Getting to Know LeGrand Parish
Today, we’re introducing you to LeGrand Parish, Wayne’s very own millionaire, inventor, and philanthropist. This blog post is cross posted from our friends at the Olmsted 200 campaign; learn more about LeGrand Parish and other members of the Passaic County Parks Commission here!
On April 13, 1866, LeGrand Parish (Figure 1) was born in Friendship, New York. "Le Grand" means "The Great" in his French ancestors' language. Thomas Edison Laboratories was where he began his profession. Many railroad patents were owned by Parish, including steam circulation and lining systems for fireboxes, a unique air brake coupling device, and a train car door latch. He worked with railroads after leaving Edison Laboratories and became president of the Lima Locomotive Works in Lima, Ohio. Parish grew wealthy because of his numerous great innovations, and he utilized his fortune to help his community. He contributed land for the community club and firehouse in Wayne later in life, as well as a ball field in Mountain View that is now known as the Parish Oval and the Passaic County Golf Course.
In 1896, LeGrand Parish married Madge L. Little, in Chicago. Madge’s family had been residents of Passaic County for many generations. After a few years, the couple relocated to New York City before settling in Wayne's Mountainview neighborhood in 1914. They remodeled a house that had been in Mrs. Parish’s family for over one hundred years. The house was located at the foot of Lower Preakness Avenue which is now known as Parish Drive. Their former residence is now the home of the Lakeland Unitarian Fellowship. (Figure 2)
Figure 1- LeGrand Parish. From the Wayne Museum.
Parish’s property took in most of the area bordered by Prospect Street, now known as Alps Road on the north, Maple Avenue and Lower Preakness Avenue on the east Lower Preakness Avenue on the south, and the D.L. & W. railroad tracks and Old Pompton Turnpike on the west.
During the Great Depression, many of his neighbors sought his assistance. LeGrand Parish was more than eager to help them. In the words of his former secretary, "Most of the produce of the fan and dairy herd maintained by the estate were given to the towns needy. I vividly recall the 'magic figure' of eight-hundred dollars. That was the amount of cash he liked to have in his pockets at all times to help out destitute neighbors. It seems that I was constantly running to the bank. As soon as his pockets were emptied, off I'd go to the bank again.”
Mr. Parish’s extensive business experience and civic outlook made him the most logical choice for appointment by former Supreme Court Justice Charles Black to the Passaic County Parks Commission which was in the process of organizing. Parish was one of the five appointees to the permanent board following the adoption of the park referendum in November 1927. He was named for an initial term of four years, after which he was re-appointed in 1931 to a full term of five years by Justice Peter F. Daly. He succeeded Garret A. Hobart as vice-president of the commission in September 1931, when Hobart advanced to the presidency upon the death of Robert Dix Benson. Mr. Parish took an active interest in the development of the park system. It was his aim to see it reach a standard equal to similar projects in Essex, Union, and Hudson counties.

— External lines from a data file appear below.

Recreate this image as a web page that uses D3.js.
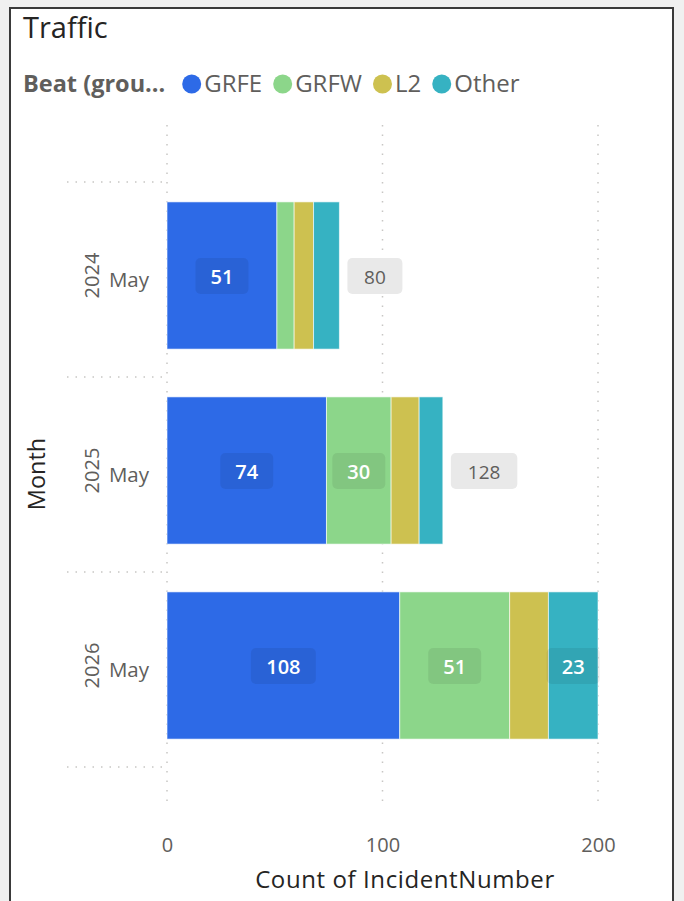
<!DOCTYPE html>
<html>
<head>
<meta charset="utf-8">
<script src="https://cdn.jsdelivr.net/npm/d3@7"></script>
<style>
  body { margin: 0; background: #f0f0f0; }
  svg { display: block; font-family: "Segoe UI", "Open Sans", sans-serif; }
</style>
</head>
<body>
<div id="chart"></div>
<script>
// data
var months = ["2024", "2025", "2026"];
var monthNames = ["May", "May", "May"];
var beats = ["GRFE", "GRFW", "L2", "Other"];
var grfe = [51, 74, 108];
var grfw = [8, 30, 51];
var l2 = [9, 13, 18];
var other = [12, 11, 23];
var xTicks = [0, 100, 200];
var colors = ["#2d6ae7", "#8cd68a", "#cdc150", "#36b2c2"];

var width = 684, height = 901;
var svg = d3.select("#chart").append("svg")
  .attr("width", width)
  .attr("height", height);

// card
svg.append("rect")
  .attr("x", 10).attr("y", 8)
  .attr("width", 663).attr("height", 900)
  .attr("fill", "#fff")
  .attr("stroke", "#3a3a3a")
  .attr("stroke-width", 2);

svg.append("text")
  .attr("x", 23).attr("y", 38)
  .attr("font-size", 29)
  .attr("fill", "#252423")
  .text("Traffic");

// legend
var legend = svg.append("g").attr("transform", "translate(23,92)");
var lt = legend.append("text")
  .attr("font-size", 23.5)
  .attr("font-weight", "bold")
  .attr("fill", "#605e5c")
  .text("Beat (grou...");
var lx = lt.node().getComputedTextLength() + 17;
beats.forEach(function(b, i) {
  legend.append("circle")
    .attr("cx", lx + 9.5).attr("cy", -8).attr("r", 9.5)
    .attr("fill", colors[i]);
  var t = legend.append("text")
    .attr("x", lx + 22)
    .attr("font-size", 24)
    .attr("fill", "#605e5c")
    .text(b);
  lx += 22 + t.node().getComputedTextLength() + 11;
});

var rows = months.map(function(m, i) {
  return {month: m, name: monthNames[i], GRFE: grfe[i], GRFW: grfw[i], L2: l2[i], Other: other[i]};
});
var stack = d3.stack().keys(beats)(rows);

var x = d3.scaleLinear().domain([0, 200]).range([167, 598]);
var y = d3.scaleBand().domain(months).range([178, 763]).paddingInner(0.245).paddingOuter(0.1225);

// gridlines
svg.append("g").selectAll("line")
  .data(xTicks)
  .enter().append("line")
  .attr("x1", function(d) { return x(d); })
  .attr("x2", function(d) { return x(d); })
  .attr("y1", 125).attr("y2", 802)
  .attr("stroke", "#c8c6c4")
  .attr("stroke-width", 1.5)
  .attr("stroke-dasharray", "1.5,8");

// category separators
var seps = months.map(function(m) { return y(m) - y.step() * y.paddingInner() / 2 + 4; });
seps.push(y(months[2]) + y.bandwidth() + y.step() * y.paddingInner() / 2 + 4);
svg.append("g").selectAll("line")
  .data(seps)
  .enter().append("line")
  .attr("x1", 67).attr("x2", 167)
  .attr("y1", function(d) { return d; })
  .attr("y2", function(d) { return d; })
  .attr("stroke", "#c8c6c4")
  .attr("stroke-width", 1.5)
  .attr("stroke-dasharray", "1.5,7");

// bars
var layers = svg.append("g").selectAll("g")
  .data(stack)
  .enter().append("g")
  .attr("fill", function(d, i) { return colors[i]; });

layers.selectAll("rect")
  .data(function(d) { return d; })
  .enter().append("rect")
  .attr("x", function(d) { return x(d[0]); })
  .attr("y", function(d) { return y(d.data.month); })
  .attr("width", function(d) { return x(d[1]) - x(d[0]); })
  .attr("height", y.bandwidth())
  .attr("stroke", "rgba(255,255,255,0.6)")
  .attr("stroke-width", 1);

// segment labels, only where they fit
layers.each(function(layer) {
  var g = d3.select(this);
  layer.forEach(function(d) {
    var w = x(d[1]) - x(d[0]);
    if (w < 45) return;
    var cx = (x(d[0]) + x(d[1])) / 2;
    var cy = y(d.data.month) + y.bandwidth() / 2;
    var val = d[1] - d[0];
    var bw = String(val).length * 12 + 29;
    g.append("rect")
      .attr("x", cx - bw / 2).attr("y", cy - 17.5)
      .attr("width", bw).attr("height", 36)
      .attr("rx", 5)
      .attr("fill", "rgba(0,0,0,0.07)");
    g.append("text")
      .attr("x", cx).attr("y", cy + 8)
      .attr("text-anchor", "middle")
      .attr("font-size", 20)
      .attr("font-weight", 600)
      .attr("fill", "#fff")
      .text(val);
  });
});

// totals (the 200 one sits off the edge and is not shown)
rows.forEach(function(r) {
  var tot = r.GRFE + r.GRFW + r.L2 + r.Other;
  if (x(tot) + 60 > 598) return;
  var bw = String(tot).length * 11.5 + 32;
  var bx = x(tot) + 8;
  var cy = y(r.month) + y.bandwidth() / 2;
  svg.append("rect")
    .attr("x", bx).attr("y", cy - 17.5)
    .attr("width", bw).attr("height", 36)
    .attr("rx", 5)
    .attr("fill", "#e9e9e9");
  svg.append("text")
    .attr("x", bx + bw / 2).attr("y", cy + 8)
    .attr("text-anchor", "middle")
    .attr("font-size", 19)
    .attr("fill", "#605e5c")
    .text(tot);
});

// y labels
var yl = svg.append("g");
months.forEach(function(m, i) {
  var cy = y(m) + y.bandwidth() / 2;
  yl.append("text")
    .attr("transform", "translate(99," + cy + ") rotate(-90)")
    .attr("text-anchor", "middle")
    .attr("font-size", 20)
    .attr("fill", "#605e5c")
    .text(m);
  yl.append("text")
    .attr("x", 149).attr("y", cy + 11)
    .attr("text-anchor", "end")
    .attr("font-size", 20.5)
    .attr("fill", "#605e5c")
    .text(monthNames[i]);
});

svg.append("text")
  .attr("transform", "translate(45,474) rotate(-90)")
  .attr("text-anchor", "middle")
  .attr("font-size", 23.5)
  .attr("font-weight", 500)
  .attr("fill", "#252423")
  .text("Month");

// x axis
var xAxis = svg.append("g")
  .attr("transform", "translate(0,838)")
  .call(d3.axisBottom(x).tickValues(xTicks).tickSize(0).tickPadding(0));
xAxis.select(".domain").remove();
xAxis.selectAll("text")
  .attr("font-family", "Segoe UI, Open Sans, sans-serif")
  .attr("font-size", 20)
  .attr("fill", "#605e5c");

svg.append("text")
  .attr("x", 405).attr("y", 888)
  .attr("text-anchor", "middle")
  .attr("font-size", 24)
  .attr("letter-spacing", 0.6)
  .attr("fill", "#252423")
  .text("Count of IncidentNumber");
</script>
</body>
</html>
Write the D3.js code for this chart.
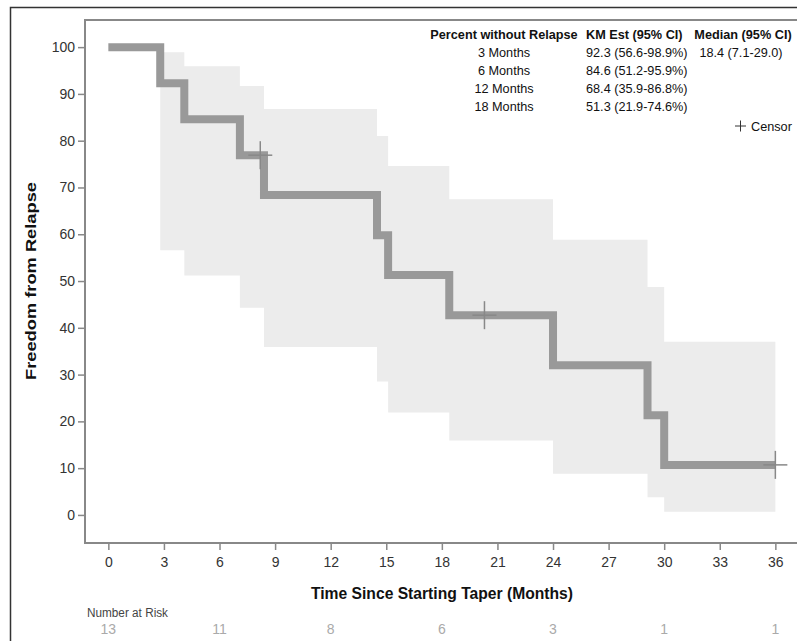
<!DOCTYPE html>
<html>
<head>
<meta charset="utf-8">
<script src="https://cdn.jsdelivr.net/npm/d3@7"></script>
<style>
body { margin: 0; background: #fff; }
svg text { font-family: Arial, "Liberation Sans", sans-serif; }
</style>
</head>
<body>
<div id="chart"></div>
<script>
// KM step data
var times = [0, 2.8, 4.1, 7.1, 8.4, 14.5, 15.1, 18.4, 24.0, 29.1, 30.0, 36.0];
var surv  = [100, 92.3, 84.6, 76.9, 68.4, 59.8, 51.3, 42.7, 32.0, 21.3, 10.7, 10.7];
var lower = [100, 56.6, 51.2, 44.3, 35.9, 28.5, 21.9, 15.9, 8.8, 3.8, 0.7, 0.7];
var upper = [100, 98.9, 95.9, 91.7, 86.8, 81.0, 74.6, 67.5, 58.8, 48.7, 37.0, 37.0];
var censorTimes = [8.2, 20.3, 36];

var xTicks = [0, 3, 6, 9, 12, 15, 18, 21, 24, 27, 30, 33, 36];
var yTicks = [0, 10, 20, 30, 40, 50, 60, 70, 80, 90, 100];

var riskTimes = [0, 6, 12, 18, 24, 30, 36];
var riskCounts = [13, 11, 8, 6, 3, 1, 1];

var tableHead = ["Percent without Relapse", "KM Est (95% CI)", "Median (95% CI)"];
var tableRows = ["3 Months", "6 Months", "12 Months", "18 Months"];
var tableKm = ["92.3 (56.6-98.9%)", "84.6 (51.2-95.9%)", "68.4 (35.9-86.8%)", "51.3 (21.9-74.6%)"];
var tableMedian = ["18.4 (7.1-29.0)"];

var W = 797, H = 641;
var margin = {top: 20, right: 0, bottom: 98, left: 85},
    width = 800 - margin.left,
    height = 543 - margin.top;

var svg0 = d3.select("#chart").append("svg")
    .attr("width", W)
    .attr("height", H);

// outer frame
svg0.append("path")
    .attr("d", "M10.5," + H + "V7.5H" + W)
    .attr("fill", "none")
    .attr("stroke", "#333")
    .attr("stroke-width", 1.5);

var svg = svg0.append("g")
    .attr("transform", "translate(" + margin.left + "," + margin.top + ")");

var x = d3.scaleLinear().domain([-1.26, 37.33]).range([0, width]);
var y = d3.scaleLinear().domain([-6, 105.8]).range([height, 0]);

var pts = times.map(function(t, i) {
    return {t: t, s: surv[i], lo: lower[i], hi: upper[i]};
});

// confidence band
var band = d3.area()
    .curve(d3.curveStepAfter)
    .x(function(d) { return x(d.t); })
    .y0(function(d) { return y(d.lo); })
    .y1(function(d) { return y(d.hi); });

svg.append("path")
    .datum(pts)
    .attr("fill", "#ececec")
    .attr("d", band);

// survival step line
var line = d3.line()
    .curve(d3.curveStepAfter)
    .x(function(d) { return x(d.t); })
    .y(function(d) { return y(d.s); });

svg.append("path")
    .datum(pts)
    .attr("fill", "none")
    .attr("stroke", "#999")
    .attr("stroke-width", 8)
    .attr("stroke-linejoin", "miter")
    .attr("d", line);

// censor marks
function survAt(t) {
    var s = surv[0];
    times.forEach(function(tt, i) { if (tt <= t) s = surv[i]; });
    return s;
}
var cg = svg.selectAll(".censor").data(censorTimes).enter().append("g")
    .attr("transform", function(d) { return "translate(" + x(d) + "," + y(survAt(d)) + ")"; });
cg.append("line").attr("x1", 0).attr("x2", 0).attr("y1", -14).attr("y2", 14);
cg.append("line").attr("x1", -12).attr("x2", 12).attr("y1", 0).attr("y2", 0);
cg.selectAll("line").attr("stroke", "#888").attr("stroke-width", 1.5);

// plot frame
svg.append("path")
    .attr("d", "M" + width + ",0H0V" + height + "H" + width)
    .attr("fill", "none")
    .attr("stroke", "#888")
    .attr("stroke-width", 2);

// axes
var xAxis = svg.append("g")
    .attr("transform", "translate(0," + height + ")")
    .call(d3.axisBottom(x).tickValues(xTicks).tickSize(7).tickPadding(7));
var yAxis = svg.append("g")
    .call(d3.axisLeft(y).tickValues(yTicks).tickSize(7).tickPadding(3));
[xAxis, yAxis].forEach(function(a) {
    a.select(".domain").remove();
    a.selectAll(".tick line").attr("stroke", "#888").attr("stroke-width", 1.5);
    a.selectAll(".tick text")
        .attr("fill", "#333")
        .style("font-size", "14px")
        .style("font-family", "Arial, 'Liberation Sans', sans-serif");
});

// axis titles
svg0.append("text")
    .attr("x", 442).attr("y", 599)
    .attr("text-anchor", "middle")
    .attr("textLength", 262).attr("lengthAdjust", "spacingAndGlyphs")
    .style("font-size", "17px").style("font-weight", "bold").attr("fill", "#111")
    .text("Time Since Starting Taper (Months)");

svg0.append("text")
    .attr("transform", "translate(36,281) rotate(-90)")
    .attr("text-anchor", "middle")
    .attr("textLength", 198).attr("lengthAdjust", "spacingAndGlyphs")
    .style("font-size", "14.5px").style("font-weight", "bold").attr("fill", "#111")
    .text("Freedom from Relapse");

// number at risk
svg0.append("text")
    .attr("x", 87).attr("y", 617)
    .attr("textLength", 81).attr("lengthAdjust", "spacingAndGlyphs")
    .style("font-size", "12.5px").attr("fill", "#444")
    .text("Number at Risk");

svg.selectAll(".risk").data(riskTimes).enter().append("text")
    .attr("x", function(d) { return x(d); })
    .attr("y", 634 - margin.top)
    .attr("text-anchor", "middle")
    .style("font-size", "14px").attr("fill", "#aaa")
    .text(function(d, i) { return riskCounts[i]; });

// inset table
var tb = svg0.append("g");
var headX = [504, 586, 743], headAnchor = ["middle", "start", "middle"];
tableHead.forEach(function(h, i) {
    tb.append("text").attr("x", headX[i]).attr("y", 39)
        .attr("text-anchor", headAnchor[i])
        .style("font-size", "12.7px").style("font-weight", "bold").attr("fill", "#111")
        .text(h);
});
tableRows.forEach(function(r, i) {
    var yy = 57 + i * 18;
    tb.append("text").attr("x", 504).attr("y", yy).attr("text-anchor", "middle")
        .style("font-size", "12.7px").attr("fill", "#111").text(r);
    tb.append("text").attr("x", 586).attr("y", yy).attr("text-anchor", "start")
        .style("font-size", "12.7px").attr("fill", "#111").text(tableKm[i]);
    if (tableMedian[i]) {
        tb.append("text").attr("x", 741).attr("y", yy).attr("text-anchor", "middle")
            .style("font-size", "12.7px").attr("fill", "#111").text(tableMedian[i]);
    }
});

// censor legend
svg0.append("path")
    .attr("d", "M735,126H746M740.5,120.5V131.5")
    .attr("stroke", "#333").attr("stroke-width", 1);
svg0.append("text").attr("x", 751).attr("y", 131)
    .style("font-size", "12.7px").attr("fill", "#111").text("Censor");
</script>
</body>
</html>
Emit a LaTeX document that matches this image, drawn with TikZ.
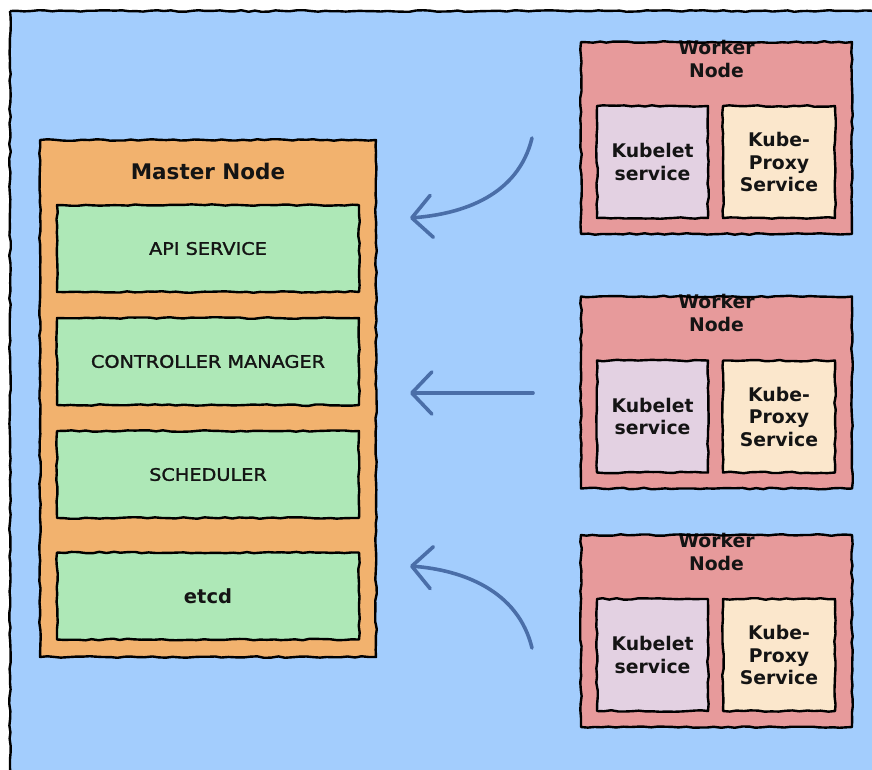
\documentclass[tikz,border=0pt]{standalone}
\usepackage{fontspec}
\setmainfont{DejaVu Sans}
\newfontfamily\wideface[FakeStretch=1.12, FakeBold=1.5]{DejaVu Sans}
\usetikzlibrary{decorations.pathmorphing,arrows.meta}

\definecolor{skyfill}{HTML}{A3CDFD}
\definecolor{masterfill}{HTML}{F2B26E}
\definecolor{svcfill}{HTML}{AEE8B7}
\definecolor{workerfill}{HTML}{E79A9B}
\definecolor{kubeletfill}{HTML}{E3D1E2}
\definecolor{proxyfill}{HTML}{FBE7CC}
\definecolor{arrowblue}{HTML}{4A6EA8}
\definecolor{ink}{HTML}{141414}

\tikzset{
  sketch/.style={draw=black, line width=2.4pt, line join=round,
    decorate, decoration={random steps, segment length=7pt, amplitude=0.8pt}},
  plainbox/.style={rectangle, inner sep=0pt, outer sep=0pt, text=ink},
  masterbox/.style={plainbox, fill=masterfill, minimum width=336pt, minimum height=517pt},
  svcbox/.style={plainbox, fill=svcfill, minimum width=302pt, minimum height=87pt,
    font=\wideface\fontsize{17.2}{20}\selectfont},
  workerbox/.style={plainbox, fill=workerfill, minimum width=271pt, minimum height=192pt},
  kubeletbox/.style={plainbox, fill=kubeletfill, minimum width=111pt, minimum height=112pt,
    align=center, font=\bfseries\fontsize{18.8}{22.5}\selectfont},
  proxybox/.style={plainbox, fill=proxyfill, minimum width=112pt, minimum height=112pt,
    align=center, font=\bfseries\fontsize{18.8}{22.5}\selectfont},
  titletext/.style={align=center, inner sep=0pt, text=ink,
    font=\bfseries\fontsize{18.8}{23}\selectfont},
  flow/.style={draw=arrowblue, line width=3.6pt, line cap=round,
    -{Straight Barb[length=20pt, width=42pt, line cap=round, line join=round]}},
}

\begin{document}
\begin{tikzpicture}[x=1pt, y=-1pt]
\pgfmathsetseed{7}
\useasboundingbox (0,0) rectangle (872,769);
\clip (0,0) rectangle (872,769);
\fill[white] (0,0) rectangle (872,769);

% outer frame
\fill[skyfill] (10,11) rectangle (900,800);
\draw[sketch] (10,11) -- (900,11);
\draw[sketch] (10,11) -- (10,800);

% master node
\node[masterbox] (master) at (208,398.5) {};
\draw[sketch] (master.north west) rectangle (master.south east);
\node[text=ink, font=\bfseries\fontsize{21.5}{25}\selectfont] (mtitle) at (208,171) {Master Node};

\node[svcbox] (api) at (208,248.5) {API SERVICE};
\draw[sketch] (api.north west) rectangle (api.south east);
\node[svcbox] (ctrl) at (208,361.5) {CONTROLLER MANAGER};
\draw[sketch] (ctrl.north west) rectangle (ctrl.south east);
\node[svcbox] (sched) at (208,474.5) {SCHEDULER};
\draw[sketch] (sched.north west) rectangle (sched.south east);
\node[svcbox, font=\bfseries\fontsize{19.5}{22}\selectfont] (etcd) at (208,596) {etcd};
\draw[sketch] (etcd.north west) rectangle (etcd.south east);

% worker nodes
\foreach \n/\y in {1/138, 2/392.5, 3/631} {
  \node[workerbox] (w\n) at (716.5,\y) {};
  \node[titletext] (wt\n) at (716.5,\y-79.5) {Worker\\Node};
  \draw[sketch] (w\n.north west) rectangle (w\n.south east);
  \node[kubeletbox] (k\n) at (652.5,\y+24) {Kubelet\\service};
  \draw[sketch] (k\n.north west) rectangle (k\n.south east);
  \node[proxybox] (p\n) at (779,\y+24) {Kube-\\Proxy\\Service};
  \draw[sketch] (p\n.north west) rectangle (p\n.south east);
}

% connectors
\coordinate (a1s) at (532,138);
\coordinate (a1e) at (410,218);
\coordinate (a2s) at (533,393);
\coordinate (a2e) at (410,393);
\coordinate (a3s) at (532,648);
\coordinate (a3e) at (410,566);
\draw[flow] (a1s) .. controls (518,196) and (462,214) .. (a1e);
\draw[flow] (a2s) -- (a2e);
\draw[flow] (a3s) .. controls (518,590) and (462,570) .. (a3e);
\end{tikzpicture}
\end{document}
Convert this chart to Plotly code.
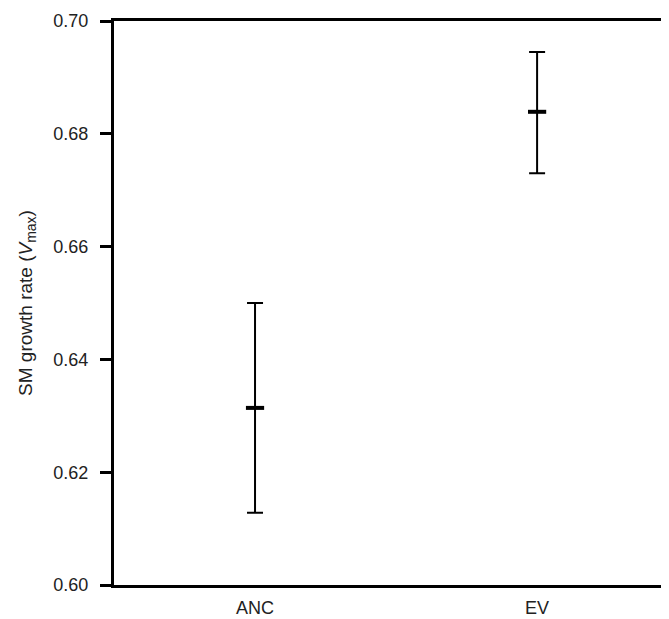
import plotly.graph_objects as go

categories = ["ANC", "EV"]
means = [0.6314, 0.6839]
upper = [0.6500, 0.6945]
lower = [0.6128, 0.6730]
y_ticks = [0.60, 0.62, 0.64, 0.66, 0.68, 0.70]

err_plus = [u - m for u, m in zip(upper, means)]
err_minus = [m - l for m, l in zip(means, lower)]

FONT = "Arial, Liberation Sans, sans-serif"

fig = go.Figure()
fig.add_trace(go.Scatter(
    x=categories,
    y=means,
    mode="markers",
    marker=dict(symbol="line-ew", size=13, color="black",
                line=dict(color="black", width=4)),
    error_y=dict(type="data", symmetric=False, array=err_plus,
                 arrayminus=err_minus, color="black", thickness=2, width=8),
    showlegend=False,
))

# page body has an 8px default margin, so the figure is offset by 8px;
# the frame runs past the right edge of the window, as in the reference
fig.update_layout(
    width=669, height=611,
    margin=dict(l=106, r=0, t=13, b=34),
    plot_bgcolor="white", paper_bgcolor="white",
    font=dict(family=FONT, size=18, color="#222"),
    xaxis=dict(
        type="category",
        range=[-0.5, 1.496],
        showline=True, linecolor="black", linewidth=3, mirror=True,
        ticks="", showgrid=False, zeroline=False,
        tickfont=dict(family=FONT, size=18, color="#222"),
        ticklabelstandoff=4,
    ),
    yaxis=dict(
        range=[0.60, 0.70],
        tickvals=y_ticks,
        ticktext=[f"{v:.2f}" for v in y_ticks],
        showline=True, linecolor="black", linewidth=3,
        ticks="outside", ticklen=11, tickwidth=3, tickcolor="black",
        showgrid=False, zeroline=False,
        tickfont=dict(family=FONT, size=18, color="#222"),
        ticklabelstandoff=8,
        title=dict(text="SM growth rate (<i>V</i><sub><span style=\"font-size:14px\">max</span></sub>)",
                   font=dict(family=FONT, size=19, color="#222"),
                   standoff=16),
    ),
)

fig.write_html("out.html")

Figure 2- The Parish House. From the Wayne Museum.
In 1930, when the commission was actively engaged in the construction of the twenty-seven-hole Passaic County golf course, in Wayne township, Parish literally “bossed” the work. Appearing on the grounds as early as the workers, taking no more than thirty minutes for lunch and remaining at the scene until the workday had ended. When the work was not moving fast enough Parish ordered his own steam shovel moved from his estate to the golf course property and there it remained until the construction work was completed. He also sent with his steam shovel his own operator who remained on his personal payroll.
Not long thereafter Parish and his wife donated to the parks commission forty-eight acres of land along the Preakness Road in Wayne township, a gift then valued at $50,000. This property adjoins Preakness Valley Park, and it became a valuable addition to the county park system.
In acknowledgment of his service, Parish was named chairman of the Preakness Valley Park Committee and once the golf course was opened on July 1, 1931, he became a daily visitor and studied the playing trends and course maintenance of the golf course. Even when he was ill towards the end of his life, he requested that the daily record of golf course play be brought to him. He mingled with the golf players and sought their comments and criticism on how to make the golf course better.
He was also chairman of the Garret Mountain Reservation Committee and a member of the of the Goffle Brook park and planting committee.
LeGrand Parish died on May 10, 1933.